No cóż, nie ukrywam że mam chol.rny sentyment do tego auta. Na nim uczyłem się jeździć, potem to był "mój" pierwszy samochód. A że do dziś większość części w nim jest fabryczna/oryginalna dlatego pomyślałem jak o takim zabytku. Musze przyznać, że wiele jeżdzących dziś A-Klas wygląda już dość mało świeżo i zachęcająco. A nasza się trzyma... :zacieszacz: Stąd taka myśl...
Dużo tu będzie zależeć od decyzji taty. Jeśli sprzedaje, to myśle że jednak zaryzykuje.
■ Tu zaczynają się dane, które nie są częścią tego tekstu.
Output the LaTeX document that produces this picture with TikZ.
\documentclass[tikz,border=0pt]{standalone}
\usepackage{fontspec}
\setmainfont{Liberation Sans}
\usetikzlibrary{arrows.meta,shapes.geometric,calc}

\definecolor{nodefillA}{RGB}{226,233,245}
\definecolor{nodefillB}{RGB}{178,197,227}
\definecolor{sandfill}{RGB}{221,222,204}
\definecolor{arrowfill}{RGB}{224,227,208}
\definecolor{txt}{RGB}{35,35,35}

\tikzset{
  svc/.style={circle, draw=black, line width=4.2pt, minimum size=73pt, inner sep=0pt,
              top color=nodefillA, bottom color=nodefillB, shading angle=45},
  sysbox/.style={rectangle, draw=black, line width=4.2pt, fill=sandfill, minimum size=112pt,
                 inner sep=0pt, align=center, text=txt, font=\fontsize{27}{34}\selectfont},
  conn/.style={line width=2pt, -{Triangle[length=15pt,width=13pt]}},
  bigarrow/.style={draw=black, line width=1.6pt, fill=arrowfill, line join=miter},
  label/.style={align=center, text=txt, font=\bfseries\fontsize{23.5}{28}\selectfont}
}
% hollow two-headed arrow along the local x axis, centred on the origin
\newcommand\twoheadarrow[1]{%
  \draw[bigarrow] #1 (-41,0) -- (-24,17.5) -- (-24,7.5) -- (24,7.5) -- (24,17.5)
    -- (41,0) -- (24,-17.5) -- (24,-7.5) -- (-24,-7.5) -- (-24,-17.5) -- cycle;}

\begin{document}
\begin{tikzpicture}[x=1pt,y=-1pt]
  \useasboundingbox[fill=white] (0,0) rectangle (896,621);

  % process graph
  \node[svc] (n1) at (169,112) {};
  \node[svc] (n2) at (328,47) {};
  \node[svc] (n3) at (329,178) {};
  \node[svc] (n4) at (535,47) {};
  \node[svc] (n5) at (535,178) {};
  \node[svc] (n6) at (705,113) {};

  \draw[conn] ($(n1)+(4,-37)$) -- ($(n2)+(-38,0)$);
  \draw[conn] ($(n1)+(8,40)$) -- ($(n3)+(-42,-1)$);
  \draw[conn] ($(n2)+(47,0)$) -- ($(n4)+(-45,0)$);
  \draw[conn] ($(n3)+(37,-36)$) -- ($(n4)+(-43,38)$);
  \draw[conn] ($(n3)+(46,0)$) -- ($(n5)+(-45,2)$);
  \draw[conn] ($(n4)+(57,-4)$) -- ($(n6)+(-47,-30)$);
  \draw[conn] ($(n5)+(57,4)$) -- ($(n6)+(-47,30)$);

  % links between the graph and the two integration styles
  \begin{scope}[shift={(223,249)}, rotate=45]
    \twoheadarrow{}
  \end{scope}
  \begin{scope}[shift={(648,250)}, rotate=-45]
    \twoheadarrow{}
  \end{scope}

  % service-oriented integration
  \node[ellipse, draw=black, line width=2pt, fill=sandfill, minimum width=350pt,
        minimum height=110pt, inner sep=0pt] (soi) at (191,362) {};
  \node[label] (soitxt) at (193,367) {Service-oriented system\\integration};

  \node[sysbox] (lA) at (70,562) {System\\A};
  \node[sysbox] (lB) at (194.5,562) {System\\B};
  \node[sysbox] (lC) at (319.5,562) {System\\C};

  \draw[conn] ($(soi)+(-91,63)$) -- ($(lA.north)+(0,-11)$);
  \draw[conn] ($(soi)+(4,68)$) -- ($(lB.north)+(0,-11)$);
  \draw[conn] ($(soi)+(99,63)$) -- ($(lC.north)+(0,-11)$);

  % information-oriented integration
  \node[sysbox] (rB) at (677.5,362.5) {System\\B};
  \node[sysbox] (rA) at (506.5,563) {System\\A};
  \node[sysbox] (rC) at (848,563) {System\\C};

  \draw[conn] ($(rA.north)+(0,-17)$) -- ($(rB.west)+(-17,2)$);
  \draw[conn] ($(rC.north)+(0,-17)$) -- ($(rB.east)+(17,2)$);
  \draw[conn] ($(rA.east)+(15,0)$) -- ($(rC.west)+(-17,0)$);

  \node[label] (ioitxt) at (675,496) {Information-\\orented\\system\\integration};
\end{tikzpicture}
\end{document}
Jesli nie... to po co mam się wychylać :usmiech: A myśle, że za kolejnych 12 lat będzie to już jedna z nielicznych W168 z tego okresu jeżdżących po drogach.

Dodatkowo co mnie zachęca, do takiego kroku to obawa o jego dalszy los... Wiem, że to brzmi irracjonalnie, ale u mnie w domu każde auto traktuje sie jak członka rodziny :tak: A ja to już wogóle :ostr: A że A-Klasy z 1999 roku w tej chwili chodzą po 12-14 tyś. zł to dlaczego, kolejny właściciel w przypadku większej awarii miałby ją naprawiać, skoro to będzie prawie wartość tego auta... pójdzie na części i tyle...
Ech, teraz to już mnie za czubka jakiegoś weźmiecie :szok:

Pozdrawiam

Re: A-Klasa W168 - youngtimer ??

: 15 wrz 2021, o 21:08
autor: guti66
No i A klasa miała by już teraz 10lat więcej:)

Ciekawe kiedy w203 będzie youngtimerem?